So, on Thursday, I addressed this daunting pile of CD's and decided to deal only with the first 150 of them. As it turned out, selecting 125 to go away into a new life, leaving 25 to, more or less, stay with me (e.g., six Alasdair Fraser CD's will probably get turned over to a granddaughter who's a fan) was pretty easy. Most of those 125 I distinctly remembered, if only in terms of the circumstances under which I had bought them, but I could also sense pretty quickly whether I was likely to play them again or wish that I had access to them. Thus, into a bag they went for the Saturday Farmer's Market, with a little looseness in the sense of what constitutes a farmer.
I checked with a daughter who knows more about retail and resale than I do and she advised that one can easily buy used CD's for $2, so if anyone actually wanted one of mine, they would probably easily pay $1. And there was the pricing decision. It seemed surely all profit since whatever I had paid for these CD's in the past, I had certainly gotten that much entertainment from them.
Then, I decided to have a second line of goods: flower seeds. I had been collecting seeds over the past few weeks from columbine and lupine. Now, I bought 100 little plastic closable bags (2x2 inches each) and put 1/2 teaspoon of seeds in each of 30 bags (about 20 columbine and 10 lupine) and decided to sell them for a quarter, although the amount of time it took to gather and shell the lupine seed meant that if I sold them all, I'd have been working for about fifty cents an hour. On the other hand, 1/2 t. of columbine seeds amounts to hundreds of seeds, but only a couple dozen of lupine.
And this morning, I took myself to the ever-more-sparsely populated parking lot at the Community Center. Today, there was one seller of plants, a jeweller, a graphic artist, two or three flea market-type dealers, a lemonade-and-cookie stand, a purveyor of fancy water bottles, a large table of nature photographs/cards, and three farmers with berries and vegetables of various kinds and colors, including blackberries for $2.00 (small basket). And me with my CD's.
The customers were pretty steady from nine until about 11 or 11:30. Then they thinned out, and by 12:30, the customers and the sellers were all gone.

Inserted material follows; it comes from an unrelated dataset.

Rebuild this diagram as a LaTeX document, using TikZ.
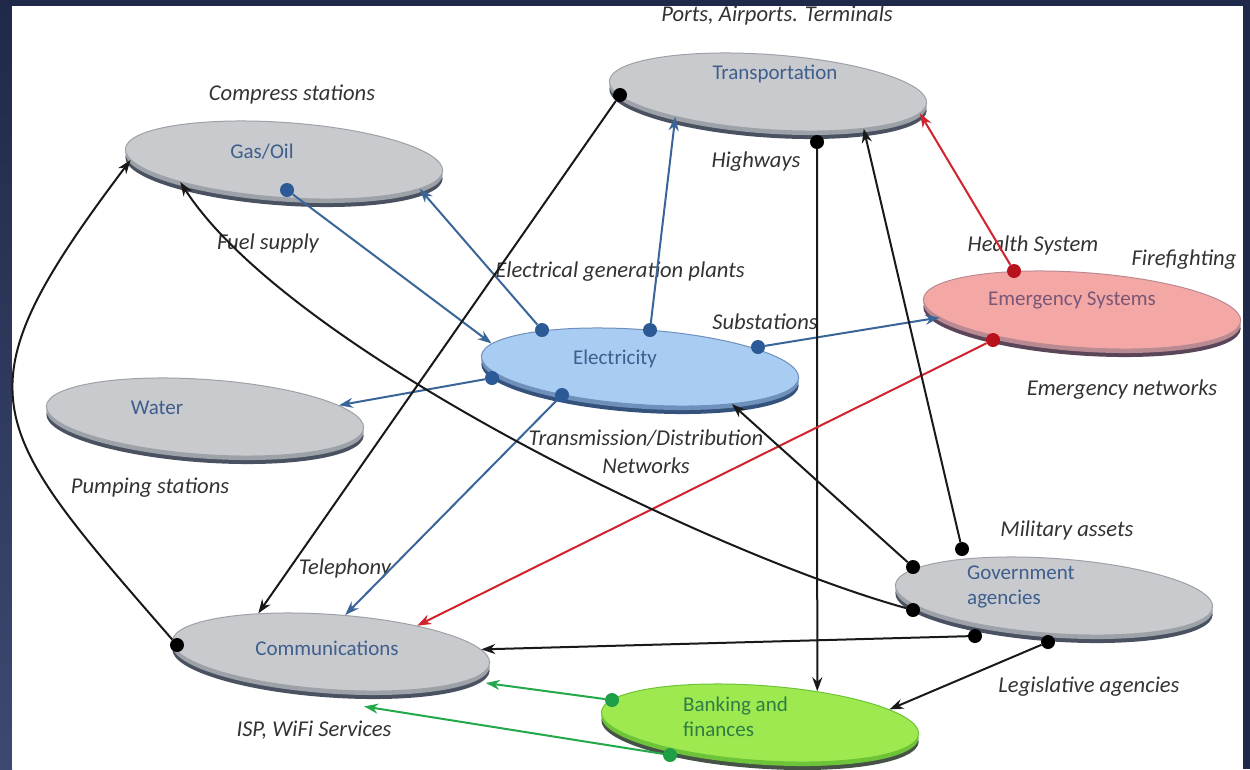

But, the day gave me all I had wanted. First, I got to swell the number of sellers at the Market, if only by one. Second, I got over NINETY CD's and 15 seed packages moved happily into someone else's life (and all those dollars moved into mine) . Third, I got to talk with a number of visitors to and residents of (friends and new acquaintances) Point Roberts. And I used some of my ill gotten gains to buy a nice bowl of coleus plants. Altogether, a very nice morning in Point Roberts!